Confessions of a Serial Painter

I once painted a watercolor thirty times—keeping the same size, the same palette, and the same landscape image. What I varied were the sequences of washes and applications of brushstrokes. I sought to find the way of painting that watercolor. I did not necessarily think I would find the only way or even the best way, just the way. This notion is rooted in oriental and expressionist painting. My work in this show continues this serial vein of exploration but expands it by repeating motifs using different images within a series. Each series has a common thread of subject or theme. Not shown are the repeated studies of the studies.

Painting is a process through which the expression of the nature, feeling, and sensitivities of the artist are revealed. Oriental calligraphy with its rigorous traditions of creating images and forms through a highly proscribed sequence creates a kind of freedom—one that allows the unconscious subtlety of the painter to emerge—just as handwriting unconsciously reveals much about the writer.
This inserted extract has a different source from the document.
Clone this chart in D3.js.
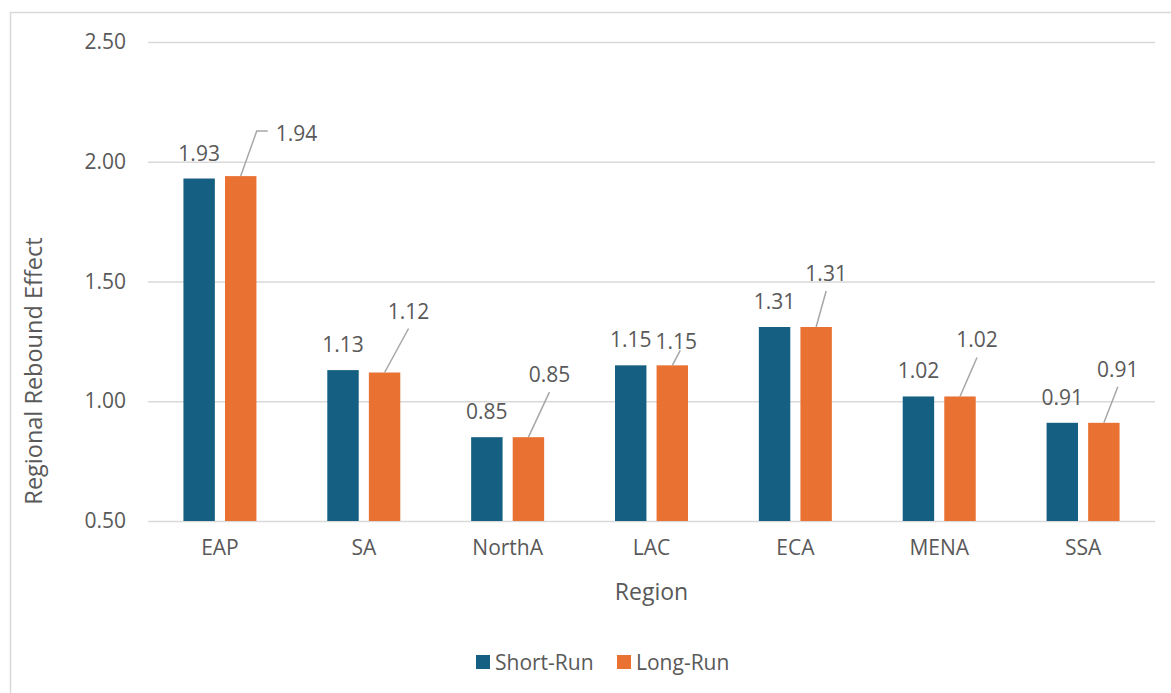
<!DOCTYPE html>
<html>
<head>
<meta charset="utf-8">
<script src="https://cdn.jsdelivr.net/npm/d3@7"></script>
<style>
  html, body { margin: 0; padding: 0; background: #fff; }
  svg { display: block; }
  text { font-family: "Open Sans", "Noto Sans", sans-serif; fill: #595959; }
</style>
</head>
<body>
<svg id="chart" width="1171" height="693"></svg>
<script>
// Regional rebound effect, short-run vs long-run
const regions = ["EAP", "SA", "NorthA", "LAC", "ECA", "MENA", "SSA"];
const shortRun = [1.93, 1.13, 0.85, 1.15, 1.31, 1.02, 0.91];
const longRun  = [1.94, 1.12, 0.85, 1.15, 1.31, 1.02, 0.91];
const seriesNames = ["Short-Run", "Long-Run"];
const yTicks = [0.5, 1.0, 1.5, 2.0, 2.5];

// Callout placement for the long-run labels, relative to each bar's top centre
const calloutOffsets = [[16, -45], [24, -44], [21, -45], [8, -15], [10, -36], [17, -39], [14, -36]];

const colors = ["#156082", "#E97132"];
const W = 1171, H = 693;
const margin = { left: 148, right: 16, top: 42, bottom: 172 };
const labelSize = "21px";

const svg = d3.select("#chart");

// chart frame
svg.append("rect")
  .attr("x", 10.5).attr("y", 12.5)
  .attr("width", W + 20).attr("height", H + 20)
  .attr("fill", "none").attr("stroke", "#d9d9d9").attr("stroke-width", 1.5);

const x = d3.scaleBand().domain(regions).range([margin.left, W - margin.right]).paddingInner(0).paddingOuter(0);
const groupHalf = 36.5;
const inner = d3.scaleBand().domain(seriesNames)
  .range([x.bandwidth() / 2 - groupHalf, x.bandwidth() / 2 + groupHalf])
  .paddingInner(0.244).paddingOuter(0);
const y = d3.scaleLinear().domain([0.5, 2.5]).range([H - margin.bottom, margin.top]);

// gridlines + y tick labels
const yAxis = d3.axisLeft(y).tickValues(yTicks).tickFormat(d3.format(".2f"))
  .tickSize(-(W - margin.right - margin.left)).tickPadding(22);
const gy = svg.append("g").attr("transform", `translate(${margin.left},0)`).call(yAxis);
gy.select(".domain").remove();
gy.selectAll(".tick line").attr("stroke", "#d9d9d9").attr("stroke-width", 1.5);
gy.selectAll(".tick text").style("font-size", labelSize).attr("fill", "#595959");

// x category labels
const xAxis = d3.axisBottom(x).tickSize(0).tickPadding(19);
const gx = svg.append("g").attr("transform", `translate(0,${y(0.5)})`).call(xAxis);
gx.select(".domain").remove();
gx.selectAll(".tick text").style("font-size", labelSize).attr("fill", "#595959");

const series = [shortRun, longRun];
const bars = svg.append("g");
series.forEach((vals, s) => {
  bars.selectAll(null).data(regions).enter().append("rect")
    .attr("x", d => x(d) + inner(seriesNames[s]))
    .attr("y", (d, i) => y(vals[i]))
    .attr("width", inner.bandwidth())
    .attr("height", (d, i) => y(0.5) - y(vals[i]))
    .attr("fill", colors[s]);
});

// short-run value labels, centred above bars
svg.append("g").selectAll("text").data(regions).enter().append("text")
  .attr("x", d => x(d) + inner("Short-Run") + inner.bandwidth() / 2)
  .attr("y", (d, i) => y(shortRun[i]) - 26)
  .attr("text-anchor", "middle").attr("dominant-baseline", "central")
  .style("font-size", labelSize)
  .text((d, i) => d3.format(".2f")(shortRun[i]));

// long-run value labels with leader lines
const callouts = svg.append("g");
regions.forEach((r, i) => {
  const bx = x(r) + inner("Long-Run") + inner.bandwidth() / 2;
  const by = y(longRun[i]);
  const [dx, dy] = calloutOffsets[i];
  const tx = bx + dx, ty = by + dy;
  const label = d3.format(".2f")(longRun[i]);
  if (i === 0) {
    // elbow callout beside the bar
    callouts.append("path")
      .attr("d", `M${bx},${by}L${tx},${ty}L${tx + 11},${ty}`)
      .attr("fill", "none").attr("stroke", "#a6a6a6").attr("stroke-width", 1.5);
    callouts.append("text")
      .attr("x", tx + 19).attr("y", ty + 2)
      .attr("dominant-baseline", "central").style("font-size", labelSize)
      .text(label);
  } else {
    callouts.append("line")
      .attr("x1", bx).attr("y1", by).attr("x2", tx).attr("y2", ty)
      .attr("stroke", "#a6a6a6").attr("stroke-width", 1.5);
    const short = dy > -20;
    callouts.append("text")
      .attr("x", short ? tx - 4 : tx).attr("y", short ? ty - 9 : ty - 18)
      .attr("text-anchor", "middle").attr("dominant-baseline", "central")
      .style("font-size", labelSize)
      .text(label);
  }
});

// axis titles
svg.append("text")
  .attr("transform", "translate(33,371) rotate(-90)")
  .attr("text-anchor", "middle").attr("dominant-baseline", "central")
  .style("font-size", "23.5px").text("Regional Rebound Effect");
svg.append("text")
  .attr("x", (margin.left + W - margin.right) / 2).attr("y", 591)
  .attr("text-anchor", "middle").attr("dominant-baseline", "central")
  .style("font-size", "23px").text("Region");

// legend
const legend = svg.append("g");
const legendX = [476, 617];
seriesNames.forEach((n, s) => {
  legend.append("rect").attr("x", legendX[s]).attr("y", 655).attr("width", 14).attr("height", 14).attr("fill", colors[s]);
  legend.append("text").attr("x", legendX[s] + 19).attr("y", 662)
    .attr("dominant-baseline", "central").style("font-size", labelSize).text(n);
});
</script>
</body>
</html>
The final theme among my varied sets of serial paintings stems from my training in architecture. It is the play of precise, regular geometry against the unruly intricacies and freer forms of nature. With our great vistas in Kansas, I like to make the horizon a tangible line against which the ruling sky cavorts, while the undulating ground plays a rhythmic base. Human-made elements most often are linear and geometric and they heighten my sense of the scale and power of the natural elements of our landscape. I see geometry and nature on the Great Plains and in my neighborhood gardens.